Unlike other groups held as pariahs in society, young people are not organised and have no official representatives – apart, perhaps, from those like Nicholls, who is a member of the Youth Parliament for Worcestershire. She is adamant that dismissing or branding young people is
the worst thing the media and public can do: “A year ago, a TV crew came from London to film us on a normal night out,” she says. “But they only wanted to film the bad things that we did – they wanted to make us look bad.

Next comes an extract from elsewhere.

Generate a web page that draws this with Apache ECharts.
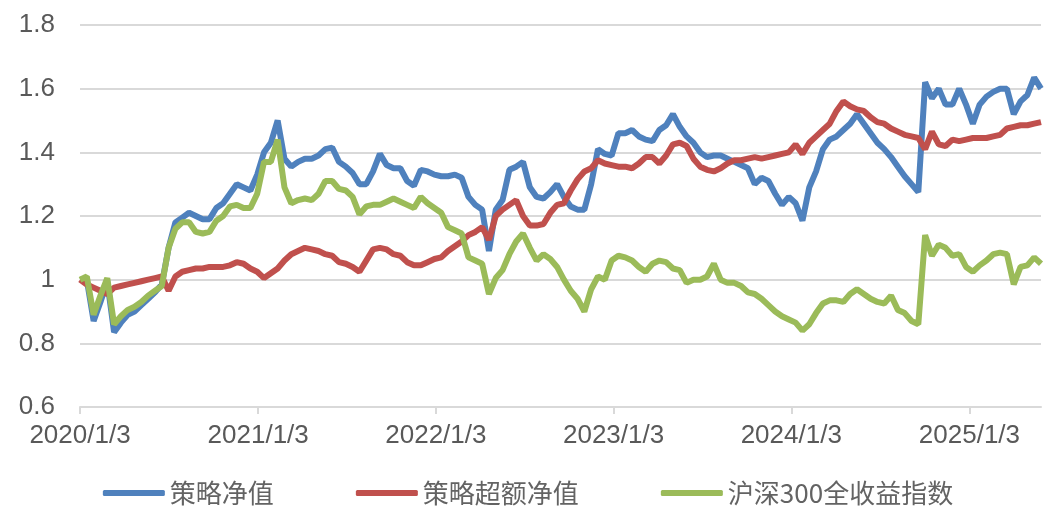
<!DOCTYPE html>
<html>
<head>
<meta charset="utf-8">
<script src="https://cdn.jsdelivr.net/npm/echarts@6/dist/echarts.min.js"></script>
<style>
html,body{margin:0;padding:0;background:#fff;}
#chart{width:1056px;height:513px;}
</style>
</head>
<body>
<div id="chart"></div>
<script>
// Sample dates (biweekly)
const dates = [
'2020/1/3','2020/1/17','2020/1/31','2020/2/14','2020/2/28','2020/3/13','2020/3/27','2020/4/10','2020/4/24','2020/5/8','2020/5/22','2020/6/5','2020/6/19','2020/7/3','2020/7/17','2020/7/31','2020/8/14','2020/8/28','2020/9/11','2020/9/25','2020/10/9','2020/10/23','2020/11/6','2020/11/20','2020/12/4','2020/12/18',
'2021/1/1','2021/1/15','2021/1/29','2021/2/12','2021/2/26','2021/3/12','2021/3/26','2021/4/9','2021/4/23','2021/5/7','2021/5/21','2021/6/4','2021/6/18','2021/7/2','2021/7/16','2021/7/30','2021/8/13','2021/8/27','2021/9/10','2021/9/24','2021/10/8','2021/10/22','2021/11/5','2021/11/19','2021/12/3','2021/12/17','2021/12/31',
'2022/1/14','2022/1/28','2022/2/11','2022/2/25','2022/3/11','2022/3/25','2022/4/8','2022/4/22','2022/5/6','2022/5/20','2022/6/3','2022/6/17','2022/7/1','2022/7/15','2022/7/29','2022/8/12','2022/8/26','2022/9/9','2022/9/23','2022/10/7','2022/10/21','2022/11/4','2022/11/18','2022/12/2','2022/12/16','2022/12/30',
'2023/1/13','2023/1/27','2023/2/10','2023/2/24','2023/3/10','2023/3/24','2023/4/7','2023/4/21','2023/5/5','2023/5/19','2023/6/2','2023/6/16','2023/6/30','2023/7/14','2023/7/28','2023/8/11','2023/8/25','2023/9/8','2023/9/22','2023/10/6','2023/10/20','2023/11/3','2023/11/17','2023/12/1','2023/12/15','2023/12/29',
'2024/1/12','2024/1/26','2024/2/9','2024/2/23','2024/3/8','2024/3/22','2024/4/5','2024/4/19','2024/5/3','2024/5/17','2024/5/31','2024/6/14','2024/6/28','2024/7/12','2024/7/26','2024/8/9','2024/8/23','2024/9/6','2024/9/20','2024/10/4','2024/10/18','2024/11/1','2024/11/15','2024/11/29','2024/12/13','2024/12/27',
'2025/1/10','2025/1/24','2025/2/7','2025/2/21','2025/3/7','2025/3/21','2025/4/4','2025/4/18','2025/5/2','2025/5/16','2025/5/30'
];

// 策略净值
const strategyNav = [
1.00,1.00,0.87,0.93,0.995,0.835,0.865,0.89,0.90,0.92,0.94,0.96,0.985,1.10,1.18,1.195,1.21,1.20,1.19,1.19,1.225,1.24,1.27,1.30,1.29,1.28,
1.33,1.40,1.43,1.50,1.38,1.355,1.37,1.38,1.38,1.39,1.41,1.415,1.37,1.355,1.335,1.30,1.30,1.34,1.395,1.36,1.35,1.35,1.31,1.295,1.345,1.34,1.33,
1.325,1.325,1.33,1.32,1.26,1.235,1.22,1.09,1.22,1.25,1.345,1.355,1.37,1.29,1.26,1.255,1.275,1.30,1.26,1.23,1.22,1.22,1.30,1.41,1.395,1.39,
1.46,1.46,1.47,1.45,1.44,1.435,1.47,1.485,1.52,1.48,1.45,1.43,1.40,1.385,1.39,1.39,1.38,1.37,1.36,1.35,1.30,1.32,1.31,1.27,1.235,1.26,
1.24,1.185,1.29,1.34,1.41,1.44,1.45,1.47,1.49,1.52,1.49,1.46,1.43,1.41,1.385,1.355,1.325,1.30,1.275,1.62,1.57,1.60,1.55,1.55,1.60,1.55,
1.49,1.55,1.575,1.59,1.60,1.60,1.52,1.56,1.58,1.635,1.60
];

// 策略超额净值
const excessNav = [
1.00,0.985,0.975,0.965,0.955,0.975,0.98,0.985,0.99,0.995,1.00,1.005,1.01,0.965,1.01,1.025,1.03,1.035,1.035,1.04,1.04,1.04,1.045,1.055,1.05,1.035,
1.025,1.005,1.02,1.035,1.06,1.08,1.09,1.10,1.095,1.09,1.08,1.075,1.055,1.05,1.04,1.025,1.06,1.095,1.10,1.095,1.08,1.075,1.055,1.045,1.045,1.055,1.065,
1.07,1.09,1.105,1.12,1.14,1.15,1.165,1.125,1.20,1.22,1.235,1.25,1.20,1.17,1.17,1.175,1.21,1.235,1.24,1.28,1.315,1.34,1.35,1.375,1.365,1.36,
1.355,1.355,1.35,1.365,1.385,1.385,1.365,1.39,1.425,1.43,1.42,1.38,1.355,1.345,1.34,1.35,1.365,1.375,1.375,1.38,1.385,1.38,1.385,1.39,1.395,1.40,
1.425,1.395,1.43,1.45,1.47,1.49,1.53,1.56,1.545,1.535,1.53,1.51,1.495,1.49,1.475,1.465,1.455,1.45,1.445,1.41,1.465,1.425,1.42,1.44,1.435,1.44,
1.445,1.445,1.445,1.45,1.455,1.475,1.48,1.485,1.485,1.49,1.495
];

// 沪深300全收益指数
const hs300Total = [
1.00,1.01,0.89,0.95,1.005,0.86,0.885,0.905,0.915,0.93,0.95,0.965,0.98,1.10,1.16,1.18,1.18,1.15,1.145,1.15,1.185,1.20,1.23,1.235,1.225,1.225,
1.27,1.37,1.37,1.44,1.29,1.24,1.25,1.255,1.25,1.27,1.31,1.31,1.285,1.28,1.26,1.205,1.23,1.235,1.235,1.245,1.255,1.245,1.235,1.225,1.26,1.24,1.225,
1.21,1.165,1.155,1.145,1.07,1.06,1.05,0.955,1.005,1.03,1.08,1.12,1.145,1.10,1.06,1.08,1.065,1.04,1.00,0.965,0.94,0.90,0.97,1.01,1.00,1.06,
1.075,1.07,1.06,1.04,1.025,1.05,1.06,1.055,1.035,1.03,0.99,1.00,1.00,1.01,1.05,1.00,0.99,0.99,0.98,0.96,0.955,0.94,0.92,0.90,0.885,0.875,
0.865,0.84,0.86,0.895,0.925,0.935,0.935,0.93,0.955,0.97,0.955,0.94,0.93,0.925,0.95,0.905,0.895,0.87,0.86,1.14,1.075,1.11,1.10,1.075,1.08,1.04,
1.025,1.045,1.06,1.08,1.085,1.08,0.985,1.04,1.045,1.07,1.05
];

const tickLabels = ['2020/1/3','2021/1/3','2022/1/3','2023/1/3','2024/1/3','2025/1/3'];
const seriesNames = ['策略净值','策略超额净值','沪深300全收益指数'];

const DAY = 86400000;
function ts(s){ const p = s.split('/').map(Number); return Date.UTC(p[0], p[1]-1, p[2]); }
const t0 = ts(dates[0]);
function dayOf(s){ return Math.round((ts(s) - t0) / DAY); }
function fmt(v){ const d = new Date(t0 + Math.round(v) * DAY); return d.getUTCFullYear() + '/' + (d.getUTCMonth()+1) + '/' + d.getUTCDate(); }
const tickValues = tickLabels.map(dayOf);
function pairs(vals){ return dates.map((d,i) => [dayOf(d), vals[i]]); }

const chart = echarts.init(document.getElementById('chart'), null, {renderer:'canvas'});
const numFont = 'Liberation Sans, Arial, sans-serif';
chart.setOption({
  animation: false,
  backgroundColor: '#ffffff',
  color: ['#4F81BD','#C0504D','#9BBB59'],
  grid: { left: 80, right: 15, top: 25, bottom: 106, outerBoundsMode: 'none' },
  xAxis: {
    type: 'value',
    min: 0,
    max: dayOf(dates[dates.length-1]),
    axisLine: { show: true, lineStyle: { color: '#d9d9d9', width: 2 } },
    axisTick: { show: true, customValues: tickValues, length: 7, lineStyle: { color: '#d9d9d9', width: 2 } },
    axisLabel: { customValues: tickValues, formatter: fmt, fontSize: 26, color: '#595959', fontFamily: numFont, margin: 16 },
    splitLine: { show: false }
  },
  yAxis: {
    type: 'value', min: 0.6, max: 1.8, interval: 0.2,
    axisLine: { show: false }, axisTick: { show: false },
    axisLabel: { formatter: v => String(Math.round(v*10)/10), fontSize: 26, color: '#595959', fontFamily: numFont, margin: 25 },
    splitLine: { lineStyle: { color: '#d9d9d9', width: 2 } }
  },
  legend: {
    left: 'center', top: 475, itemWidth: 62, itemHeight: 6, itemGap: 82, icon: 'roundRect',
    textStyle: { fontSize: 26, color: '#636363', fontFamily: 'Noto Sans CJK SC' },
    data: seriesNames
  },
  series: [
    { name: seriesNames[0], type: 'line', data: pairs(strategyNav), showSymbol: false, symbol: 'none', lineStyle: { width: 6 } },
    { name: seriesNames[1], type: 'line', data: pairs(excessNav), showSymbol: false, symbol: 'none', lineStyle: { width: 6 } },
    { name: seriesNames[2], type: 'line', data: pairs(hs300Total), showSymbol: false, symbol: 'none', lineStyle: { width: 6 } }
  ]
});
</script>
</body>
</html>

“The local councillors write about the ‘yobs of Warndon’ but we’re not all yobs. It puts all the young people down – and then they wonder why some behave badly.”
The legal case
Police don't like the term "curfew"; opponents of dispersal orders argue that it's merely a question of semantics. Either way, the power in question can be found in Part 4, Section 30 of the 2003 Antisocial Behaviour Act, concerning the dispersal of groups. There were similar powers to set curfews in the 1998 Crime and Disorder Act but these were complicated and little used.
Under the 2003 law, a senior police officer can designate dispersal areas for up to six months, with local authority approval. Members of the public must have been intimidated, harassed, alarmed or distressed by the presence or behaviour of groups there, or antisocial behaviour must be a significant and persistent problem.
Once designated, the police can ask groups of two or more people to move on, and take home any under-16s unsupervised in public places between the hours of 9pm and 6am.
Failure to comply can result in arrest and a three-month prison sentence or a £2500 fine.